In the records below, find each line containing the word "this" and copy it.
══ DATA SUPPLIED
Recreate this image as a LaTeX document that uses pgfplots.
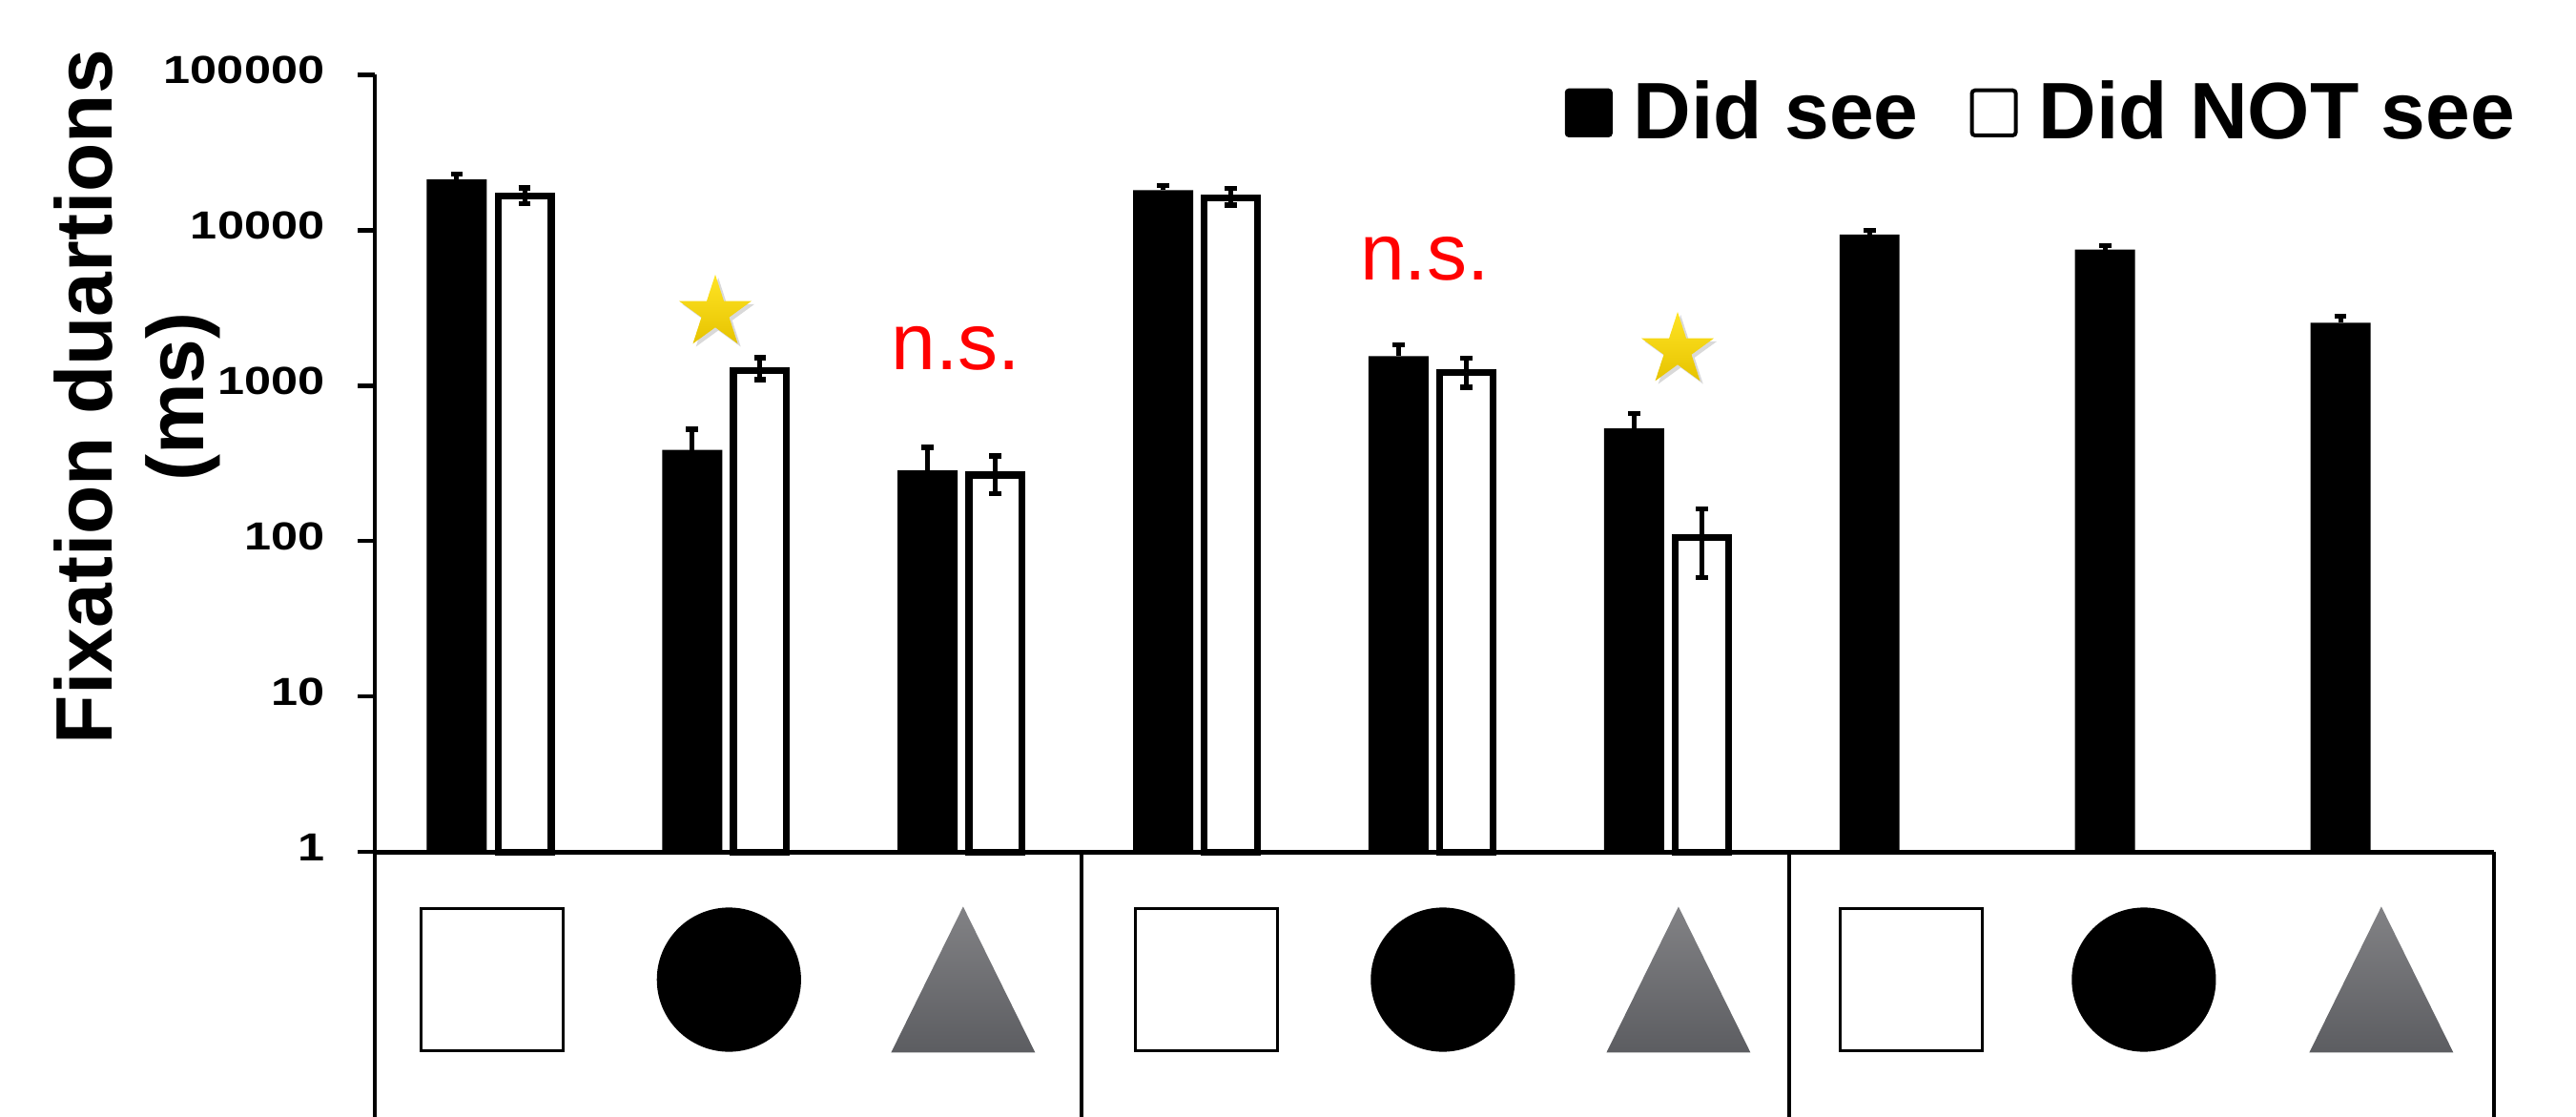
\documentclass[border=0pt]{standalone}
\usepackage{graphicx}
\usepackage{pgfplots}
\usepackage{pgfplotstable}
\pgfplotsset{compat=1.18}
\usepackage{fontspec}
\setmainfont{Liberation Sans}
\usetikzlibrary{shapes.geometric,shadows}

\definecolor{tritop}{HTML}{828285}
\definecolor{tribot}{HTML}{5C5D61}
\definecolor{startop}{HTML}{FFE424}
\definecolor{starbot}{HTML}{E6C300}
\definecolor{nsred}{HTML}{FF0000}

\newcommand\tl[1]{\scalebox{1.23}[1]{#1}}

\pgfplotstableread{
x y e
0 21200 1700
1 386 139
2 285 116
3 18100 1400
4 1550 278
5 531 128
6 9370 580
7 7500 440
8 2543 247
}\didsee

\pgfplotstableread{
x y ep em
0 16600 2100 1700
1 1250 263 156
2 266 87 65
3 16200 2300 1700
4 1215 285 238
5 105 56 47
}\didnotsee

\begin{document}
\begin{tikzpicture}
\path[use as bounding box] (0,0) rectangle (675.25pt,292.5pt);
\begin{axis}[
  at={(98.25pt,69.2pt)}, anchor=south west,
  scale only axis, width=555.5pt, height=203.7pt,
  ymode=log, ymin=1, ymax=100000,
  xmin=-0.5, xmax=8.5, enlargelimits=false,
  clip=false,
  axis x line*=bottom, axis y line*=left,
  axis line style={-, line width=1.15pt},
  xtick=\empty,
  ytick={1,10,100,1000,10000,100000},
  yticklabels={\tl{1},\tl{10},\tl{100},\tl{1000},\tl{10000},\tl{100000}},
  yminorticks=false,
  tick align=outside, major tick length=4.5pt,
  ytick style={line width=1.1pt, black},
  yticklabel style={font=\fontsize{10.25}{12}\selectfont\bfseries, inner sep=0pt, xshift=-8.5pt, yshift=1.2pt},
  ybar,
  legend columns=2,
  legend style={at={(0.5612,0.951)}, anchor=west, draw=none, fill=none,
    inner xsep=0pt, inner ysep=0pt,
    nodes={inner sep=0pt},
    font=\fontsize{21}{24}\selectfont\bfseries,
    /tikz/every odd column/.append style={column sep=5.5pt},
    /tikz/every even column/.append style={column sep=13.5pt}},
]
\addplot[fill=black, draw=none, bar width=0.255, bar shift=-0.152,
  legend image code/.code={\fill[black, rounded corners=1pt] (0pt,-6.4pt) rectangle (12.5pt,6.4pt);},
  error bars/.cd, y dir=plus, y explicit, error mark=|,
  error bar style={line width=1.25pt, draw=black, solid},
  error mark options={line width=1.3pt, mark size=1.6pt, draw=black, solid}]
  table[x=x, y=y, y error=e] {\didsee};
\addlegendentry{Did see}
\addplot[fill=white, draw=black, line width=1.8pt, bar width=0.226, bar shift=0.136,
  legend image code/.code={\draw[black, line width=1pt, fill=white, rounded corners=0.8pt] (0.5pt,-5.9pt) rectangle (12pt,5.9pt);},
  error bars/.cd, y dir=both, y explicit, error mark=-,
  error bar style={line width=1.25pt, draw=black, solid},
  error mark options={rotate=90, line width=1.3pt, mark size=1.6pt, draw=black, solid}]
  table[x=x, y=y, y error plus=ep, y error minus=em] {\didnotsee};
\addlegendentry{Did NOT see}

% significance marks
\node[star, star points=5, star point ratio=2.618, minimum size=20pt, inner sep=0pt,
  top color=startop, bottom color=starbot, draw=none,
  drop shadow={opacity=0.3, shadow xshift=0.8pt, shadow yshift=-0.8pt, fill=gray}]
  at (axis cs:0.946,2943) {};
\node[star, star points=5, star point ratio=2.618, minimum size=20pt, inner sep=0pt,
  top color=startop, bottom color=starbot, draw=none,
  drop shadow={opacity=0.3, shadow xshift=0.8pt, shadow yshift=-0.8pt, fill=gray}]
  at (axis cs:5.033,1695) {};
\node[anchor=base, text=nsred, font=\fontsize{21}{24}\selectfont, inner sep=0pt] at (axis cs:1.967,1277) {n.s.};
\node[anchor=base, text=nsred, font=\fontsize{21}{24}\selectfont, inner sep=0pt] at (axis cs:3.959,4800) {n.s.};

% category panel separators
\draw[line width=1.15pt] (rel axis cs:0,0) -- ++(0pt,-70pt);
\draw[line width=1.15pt] (rel axis cs:0.3335,0) -- ++(0pt,-70pt);
\draw[line width=1.15pt] (rel axis cs:0.6675,0) -- ++(0pt,-70pt);
\draw[line width=1.15pt] (rel axis cs:1,0) -- ++(0pt,-70pt);

% category icons
\node[draw=black, line width=0.75pt, fill=white, minimum size=37.25pt, inner sep=0pt] at (axis cs:0,0.151) {};
\fill[black] (axis cs:1.004,0.151) circle (18.9pt);
\shade[top color=tritop, bottom color=tribot] (axis cs:1.999,0.151) ++(-18.9pt,-19.1pt) -- ++(37.75pt,0pt) -- ++(-18.875pt,38.25pt) -- cycle;
\node[draw=black, line width=0.75pt, fill=white, minimum size=37.25pt, inner sep=0pt] at (axis cs:3.032,0.151) {};
\fill[black] (axis cs:4.036,0.151) circle (18.9pt);
\shade[top color=tritop, bottom color=tribot] (axis cs:5.037,0.151) ++(-18.9pt,-19.1pt) -- ++(37.75pt,0pt) -- ++(-18.875pt,38.25pt) -- cycle;
\node[draw=black, line width=0.75pt, fill=white, minimum size=37.25pt, inner sep=0pt] at (axis cs:6.025,0.151) {};
\fill[black] (axis cs:7.013,0.151) circle (18.9pt);
\shade[top color=tritop, bottom color=tribot] (axis cs:8.022,0.151) ++(-18.9pt,-19.1pt) -- ++(37.75pt,0pt) -- ++(-18.875pt,38.25pt) -- cycle;
\end{axis}
\node[rotate=90, align=center, font=\fontsize{21}{24}\selectfont\bfseries, inner sep=0pt]
  at (35.9pt,188.5pt) {Fixation duartions\\(ms)};
\end{tikzpicture}
\end{document}
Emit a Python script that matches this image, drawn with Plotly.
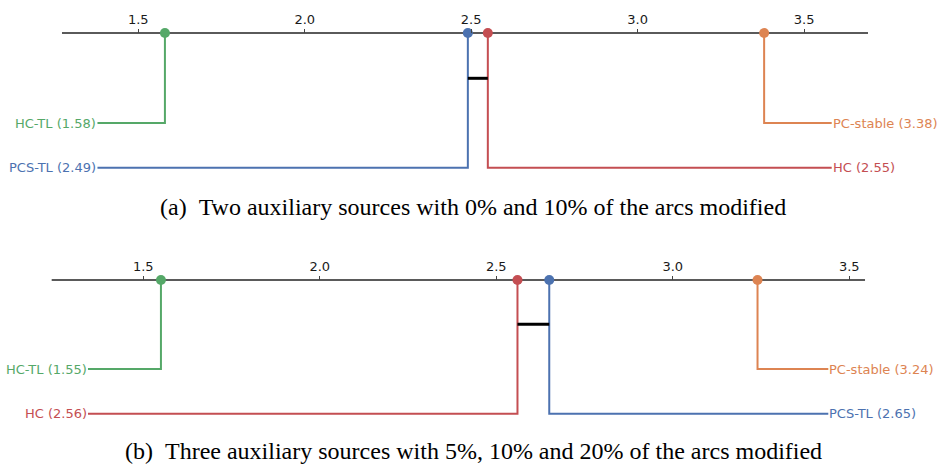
import plotly.graph_objects as go

W, H = 943, 467

# ---- data: average ranks per method ----
methods_a = ["HC-TL", "PCS-TL", "HC", "PC-stable"]
ranks_a = [1.58, 2.49, 2.55, 3.38]
methods_b = ["HC-TL", "HC", "PCS-TL", "PC-stable"]
ranks_b = [1.55, 2.56, 2.65, 3.24]

# groups joined by a critical-difference bar (no significant difference)
cd_groups_a = [("PCS-TL", "HC")]
cd_groups_b = [("HC", "PCS-TL")]

tick_vals = [1.5, 2.0, 2.5, 3.0, 3.5]
tick_text = ["1.5", "2.0", "2.5", "3.0", "3.5"]

captions = [
    "(a)\u2002Two auxiliary sources with 0% and 10% of the arcs modified",
    "(b)\u2002Three auxiliary sources with 5%, 10% and 20% of the arcs modified",
]

colors = {
    "HC-TL": "#55A868",
    "PCS-TL": "#4C72B0",
    "HC": "#C44E52",
    "PC-stable": "#DD8452",
}

SERIF = "Liberation Serif, 'DejaVu Serif', serif"
PAD = 12  # room above the rank axis so its line is not clipped

# ---- per-panel layout settings ----
panels = [
    dict(methods=methods_a, ranks=ranks_a, cd=cd_groups_a,
         xrange=[1.0846, 3.9173], axis_ext=[1.2708, 3.692],
         label_ends=[1.3774, 3.583],
         top_px=33, bottom_px=200, rows=[90, 134.7], cd_row=45.3,
         caption_y=207),
    dict(methods=methods_b, ranks=ranks_b, cd=cd_groups_b,
         xrange=[1.0941, 3.7654], axis_ext=[1.2405, 3.5445],
         label_ends=[1.3433, 3.4405],
         top_px=280, bottom_px=440, rows=[89, 133.7], cd_row=44.3,
         caption_y=451),
]

fig = go.Figure()
annotations = []

for i, p in enumerate(panels):
    xa = "x" if i == 0 else "x2"
    ya = "y" if i == 0 else "y2"
    xkey = "xaxis" if i == 0 else "xaxis2"
    ykey = "yaxis" if i == 0 else "yaxis2"

    # main rank axis line
    fig.add_trace(go.Scatter(
        x=p["axis_ext"], y=[0, 0], mode="lines", xaxis=xa, yaxis=ya,
        line=dict(color="#5a5a5a", width=2), hoverinfo="skip",
        showlegend=False, cliponaxis=False))

    order = sorted(range(len(p["methods"])), key=lambda k: p["ranks"][k])
    n = len(order)
    half = n // 2
    for pos, k in enumerate(order):
        name = p["methods"][k]
        r = p["ranks"][k]
        c = colors[name]
        if pos < half:
            row = p["rows"][pos]
            end = p["label_ends"][0]
            anchor = "right"
        else:
            row = p["rows"][n - 1 - pos]
            end = p["label_ends"][1]
            anchor = "left"
        fig.add_trace(go.Scatter(
            x=[r, r, end], y=[0, row, row], mode="lines",
            xaxis=xa, yaxis=ya, line=dict(color=c, width=2),
            hoverinfo="skip", showlegend=False, cliponaxis=False))
        fig.add_trace(go.Scatter(
            x=[r], y=[0], mode="markers", xaxis=xa, yaxis=ya,
            marker=dict(color=c, size=10, line=dict(width=0)),
            hoverinfo="skip", showlegend=False, cliponaxis=False))
        annotations.append(dict(
            x=end, y=row, xref=xa, yref=ya, text=f"{name} ({r:.2f})",
            showarrow=False, xanchor=anchor, yanchor="middle", borderpad=0,
            font=dict(family="DejaVu Sans", size=13, color=c)))

    # critical-difference bars
    lookup = dict(zip(p["methods"], p["ranks"]))
    for a, b in p["cd"]:
        fig.add_trace(go.Scatter(
            x=[lookup[a], lookup[b]], y=[p["cd_row"], p["cd_row"]],
            mode="lines", xaxis=xa, yaxis=ya,
            line=dict(color="black", width=3), hoverinfo="skip",
            showlegend=False, cliponaxis=False))

    axis_pos = 1 - p["top_px"] / H
    top = 1 - (p["top_px"] - PAD) / H
    bottom = 1 - p["bottom_px"] / H
    fig.update_layout({
        xkey: dict(range=p["xrange"], domain=[0, 1], anchor="free",
                   position=axis_pos, side="top",
                   tickvals=tick_vals, ticktext=tick_text, ticks="outside",
                   ticklen=4, tickwidth=1, tickcolor="#444444",
                   showline=False, showgrid=False, zeroline=False,
                   tickfont=dict(family="DejaVu Sans", size=13, color="#1a1a1a"),
                   fixedrange=True),
        ykey: dict(range=[p["bottom_px"] - p["top_px"], -PAD], domain=[bottom, top],
                   anchor=xa, visible=False, showgrid=False, zeroline=False,
                   fixedrange=True),
    })

    annotations.append(dict(
        x=0.5017, y=1 - p["caption_y"] / H, xref="paper", yref="paper",
        text=captions[i], showarrow=False, xanchor="center", yanchor="middle",
        font=dict(family=SERIF, size=24, color="black")))

fig.update_layout(
    width=W, height=H, margin=dict(l=0, r=0, t=0, b=0),
    plot_bgcolor="white", paper_bgcolor="white",
    annotations=annotations, showlegend=False,
)

fig.write_html("out.html")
════
# EXERCISE OUTPUT:
Recreate this image as a LaTeX document that uses pgfplots.
Emit a Python script that matches this image, drawn with Plotly.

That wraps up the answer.